■ Instruction
Transcribe all of the material exactly. Any picture in it should be left out.

■ Dataset excerpts
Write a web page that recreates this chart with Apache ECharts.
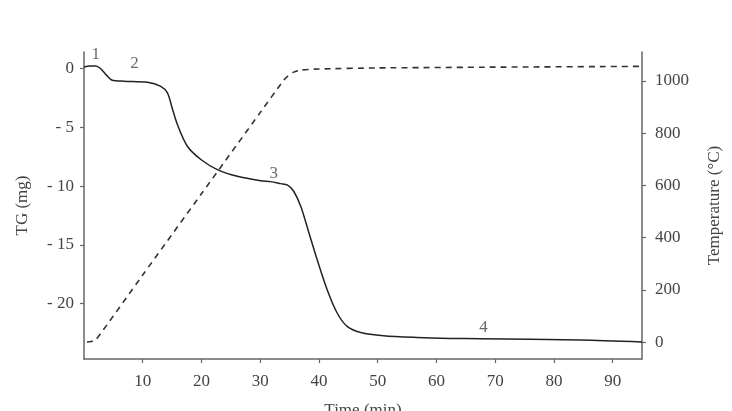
<!DOCTYPE html>
<html>
<head>
<meta charset="utf-8">
<script src="https://cdn.jsdelivr.net/npm/echarts@6/dist/echarts.min.js"></script>
<style>
  html, body { margin: 0; padding: 0; background: #fff; }
  #chart { width: 732px; height: 411px; }
</style>
</head>
<body>
<div id="chart"></div>
<script>
// TG curve (mass loss, mg)
const tgTime = [0, 1, 2, 2.8, 3.7, 4.8, 6.8, 10.8, 13.0, 14.2, 15.0, 15.9, 17.6, 19.9, 22.7, 26.1, 30.1, 31.8, 33.5, 34.6, 35.7, 36.9, 38.3, 39.7, 41.4, 43.1, 44.8, 47.1, 51.0, 56.7, 62.4, 67.5, 84.5, 95]
const tgMass = [0.12, 0.2, 0.22, 0.0, -0.5, -1.0, -1.08, -1.17, -1.5, -2.07, -3.34, -4.77, -6.61, -7.74, -8.6, -9.17, -9.55, -9.62, -9.79, -9.9, -10.44, -11.72, -13.98, -16.26, -18.81, -20.79, -21.93, -22.44, -22.72, -22.87, -22.95, -22.98, -23.09, -23.26]

// furnace temperature (°C), dashed line
const tempTime = [0.5, 1.2, 2, 10, 20, 30, 34, 34.7, 35.7, 36.9, 40, 50, 70, 95]
const tempValue = [0, 2, 8, 257, 568, 879, 1003, 1019, 1034, 1042, 1046, 1050, 1053, 1056]

// tick labels
const timeTicks = [10, 20, 30, 40, 50, 60, 70, 80, 90]
const tgTicks = [0, -5, -10, -15, -20]
const tempTicks = [0, 200, 400, 600, 800, 1000]

// stage numbers written next to the curve
const stageLabels = ['1', '2', '3', '4']
const stageTime = [2.0, 8.6, 32.3, 68]
const stageMass = [1.2, 0.4, -8.9, -22.05]

const serif = '"Liberation Serif", "DejaVu Serif", serif'
const axisColor = '#666'
const textColor = '#444'

const chart = echarts.init(document.getElementById('chart'))

const axisCommon = {
  axisLine: { show: true, onZero: false, lineStyle: { color: axisColor, width: 1.5 } },
  axisTick: { show: true, inside: false, length: 4, lineStyle: { color: axisColor, width: 1.2 } },
  splitLine: { show: false },
  nameTextStyle: { color: textColor, fontFamily: serif, fontSize: 17 }
}

const option = {
  animation: false,
  backgroundColor: '#fff',
  grid: { left: 84, right: 90, top: 52, bottom: 52, containLabel: false, outerBoundsMode: 'none' },
  xAxis: {
    ...axisCommon,
    type: 'value',
    min: 0,
    max: 95,
    name: 'Time (min)',
    nameLocation: 'middle',
    nameGap: 43,
    axisTick: { ...axisCommon.axisTick, customValues: timeTicks },
    axisLabel: {
      customValues: timeTicks,
      margin: 14,
      color: textColor,
      fontFamily: serif,
      fontSize: 17
    }
  },
  yAxis: [
    {
      ...axisCommon,
      type: 'value',
      position: 'left',
      min: -24.7,
      max: 1.4,
      name: 'TG (mg)',
      nameLocation: 'middle',
      nameRotate: 90,
      nameGap: 53,
      axisTick: { ...axisCommon.axisTick, customValues: tgTicks },
      axisLabel: {
        customValues: tgTicks,
        margin: 10,
        color: textColor,
        fontFamily: serif,
        fontSize: 17,
        formatter: (v) => (v === 0 ? '0' : '- ' + Math.abs(v))
      }
    },
    {
      ...axisCommon,
      type: 'value',
      position: 'right',
      min: -65,
      max: 1111,
      name: 'Temperature (°C)',
      nameLocation: 'middle',
      nameRotate: 90,
      nameGap: 64,
      axisTick: { ...axisCommon.axisTick, customValues: tempTicks },
      axisLabel: {
        customValues: tempTicks,
        margin: 13,
        color: textColor,
        fontFamily: serif,
        fontSize: 17,
        formatter: (v) => String(v)
      }
    }
  ],
  series: [
    {
      name: 'TG',
      type: 'line',
      yAxisIndex: 0,
      data: tgTime.map((t, i) => [t, tgMass[i]]),
      smooth: 0.3,
      showSymbol: false,
      lineStyle: { color: '#222', width: 1.5 }
    },
    {
      name: 'Temperature',
      type: 'line',
      yAxisIndex: 1,
      data: tempTime.map((t, i) => [t, tempValue[i]]),
      smooth: 0.2,
      showSymbol: false,
      lineStyle: { color: '#333', width: 1.6, type: [6, 5] }
    },
    {
      name: 'stages',
      type: 'scatter',
      yAxisIndex: 0,
      symbolSize: 0,
      data: stageTime.map((t, i) => ({ value: [t, stageMass[i]], name: stageLabels[i] })),
      label: {
        show: true,
        position: 'inside',
        formatter: (p) => p.name,
        color: textColor,
        fontFamily: serif,
        fontSize: 17
      },
      silent: true
    }
  ]
}

chart.setOption(option)
</script>
</body>
</html>
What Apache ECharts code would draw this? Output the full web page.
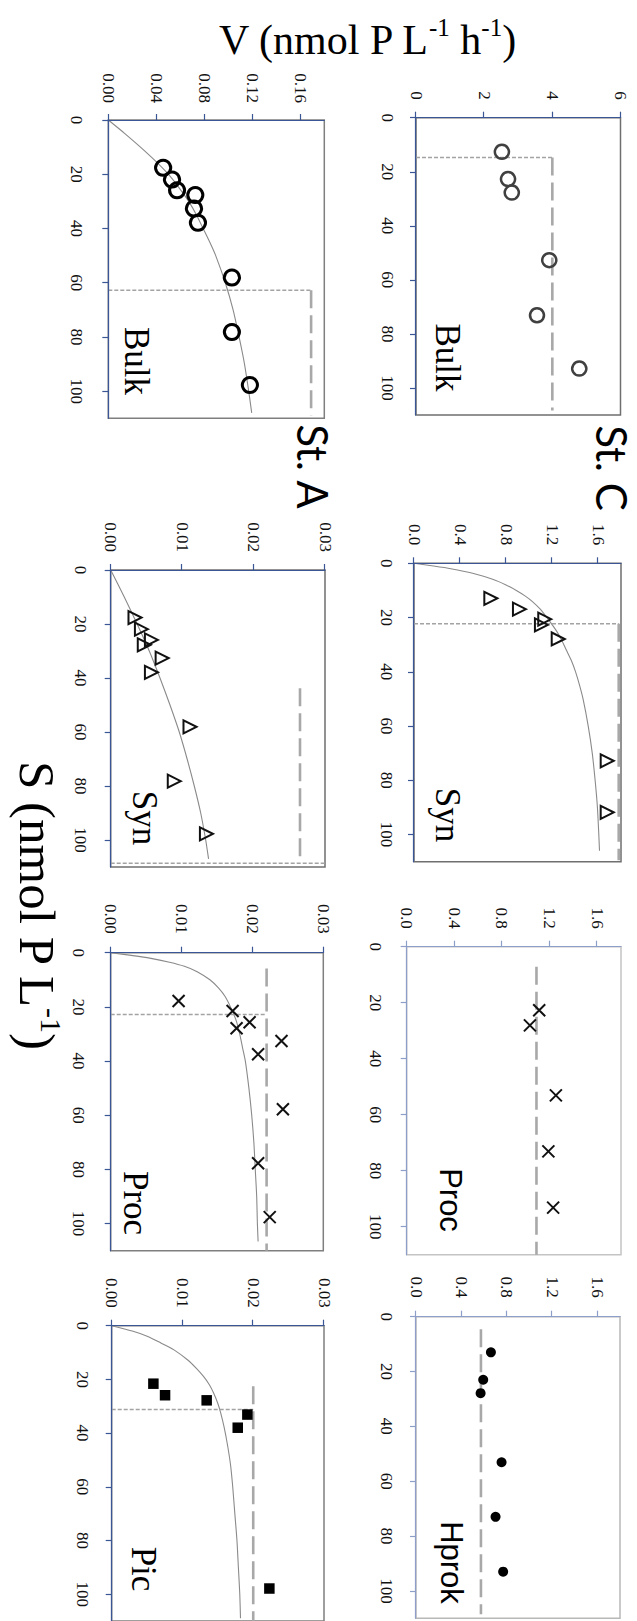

■ Result for this exercise
Write a web page that recreates this chart with Apache ECharts.
<!DOCTYPE html>
<html>
<head>
<meta charset="utf-8">
<script src="https://cdn.jsdelivr.net/npm/echarts@6/dist/echarts.min.js"></script>
<style>
  html, body { margin: 0; padding: 0; background: #fff; }
  #chart { width: 732px; height: 411px; }
</style>
</head>
<body>
<div id="chart"></div>
<script>
// TG curve (mass loss, mg)
const tgTime = [0, 1, 2, 2.8, 3.7, 4.8, 6.8, 10.8, 13.0, 14.2, 15.0, 15.9, 17.6, 19.9, 22.7, 26.1, 30.1, 31.8, 33.5, 34.6, 35.7, 36.9, 38.3, 39.7, 41.4, 43.1, 44.8, 47.1, 51.0, 56.7, 62.4, 67.5, 84.5, 95]
const tgMass = [0.12, 0.2, 0.22, 0.0, -0.5, -1.0, -1.08, -1.17, -1.5, -2.07, -3.34, -4.77, -6.61, -7.74, -8.6, -9.17, -9.55, -9.62, -9.79, -9.9, -10.44, -11.72, -13.98, -16.26, -18.81, -20.79, -21.93, -22.44, -22.72, -22.87, -22.95, -22.98, -23.09, -23.26]

// furnace temperature (°C), dashed line
const tempTime = [0.5, 1.2, 2, 10, 20, 30, 34, 34.7, 35.7, 36.9, 40, 50, 70, 95]
const tempValue = [0, 2, 8, 257, 568, 879, 1003, 1019, 1034, 1042, 1046, 1050, 1053, 1056]

// tick labels
const timeTicks = [10, 20, 30, 40, 50, 60, 70, 80, 90]
const tgTicks = [0, -5, -10, -15, -20]
const tempTicks = [0, 200, 400, 600, 800, 1000]

// stage numbers written next to the curve
const stageLabels = ['1', '2', '3', '4']
const stageTime = [2.0, 8.6, 32.3, 68]
const stageMass = [1.2, 0.4, -8.9, -22.05]

const serif = '"Liberation Serif", "DejaVu Serif", serif'
const axisColor = '#666'
const textColor = '#444'

const chart = echarts.init(document.getElementById('chart'))

const axisCommon = {
  axisLine: { show: true, onZero: false, lineStyle: { color: axisColor, width: 1.5 } },
  axisTick: { show: true, inside: false, length: 4, lineStyle: { color: axisColor, width: 1.2 } },
  splitLine: { show: false },
  nameTextStyle: { color: textColor, fontFamily: serif, fontSize: 17 }
}

const option = {
  animation: false,
  backgroundColor: '#fff',
  grid: { left: 84, right: 90, top: 52, bottom: 52, containLabel: false, outerBoundsMode: 'none' },
  xAxis: {
    ...axisCommon,
    type: 'value',
    min: 0,
    max: 95,
    name: 'Time (min)',
    nameLocation: 'middle',
    nameGap: 43,
    axisTick: { ...axisCommon.axisTick, customValues: timeTicks },
    axisLabel: {
      customValues: timeTicks,
      margin: 14,
      color: textColor,
      fontFamily: serif,
      fontSize: 17
    }
  },
  yAxis: [
    {
      ...axisCommon,
      type: 'value',
      position: 'left',
      min: -24.7,
      max: 1.4,
      name: 'TG (mg)',
      nameLocation: 'middle',
      nameRotate: 90,
      nameGap: 53,
      axisTick: { ...axisCommon.axisTick, customValues: tgTicks },
      axisLabel: {
        customValues: tgTicks,
        margin: 10,
        color: textColor,
        fontFamily: serif,
        fontSize: 17,
        formatter: (v) => (v === 0 ? '0' : '- ' + Math.abs(v))
      }
    },
    {
      ...axisCommon,
      type: 'value',
      position: 'right',
      min: -65,
      max: 1111,
      name: 'Temperature (°C)',
      nameLocation: 'middle',
      nameRotate: 90,
      nameGap: 64,
      axisTick: { ...axisCommon.axisTick, customValues: tempTicks },
      axisLabel: {
        customValues: tempTicks,
        margin: 13,
        color: textColor,
        fontFamily: serif,
        fontSize: 17,
        formatter: (v) => String(v)
      }
    }
  ],
  series: [
    {
      name: 'TG',
      type: 'line',
      yAxisIndex: 0,
      data: tgTime.map((t, i) => [t, tgMass[i]]),
      smooth: 0.3,
      showSymbol: false,
      lineStyle: { color: '#222', width: 1.5 }
    },
    {
      name: 'Temperature',
      type: 'line',
      yAxisIndex: 1,
      data: tempTime.map((t, i) => [t, tempValue[i]]),
      smooth: 0.2,
      showSymbol: false,
      lineStyle: { color: '#333', width: 1.6, type: [6, 5] }
    },
    {
      name: 'stages',
      type: 'scatter',
      yAxisIndex: 0,
      symbolSize: 0,
      data: stageTime.map((t, i) => ({ value: [t, stageMass[i]], name: stageLabels[i] })),
      label: {
        show: true,
        position: 'inside',
        formatter: (p) => p.name,
        color: textColor,
        fontFamily: serif,
        fontSize: 17
      },
      silent: true
    }
  ]
}

chart.setOption(option)
</script>
</body>
</html>
What Apache ECharts code would draw this? Output the full web page.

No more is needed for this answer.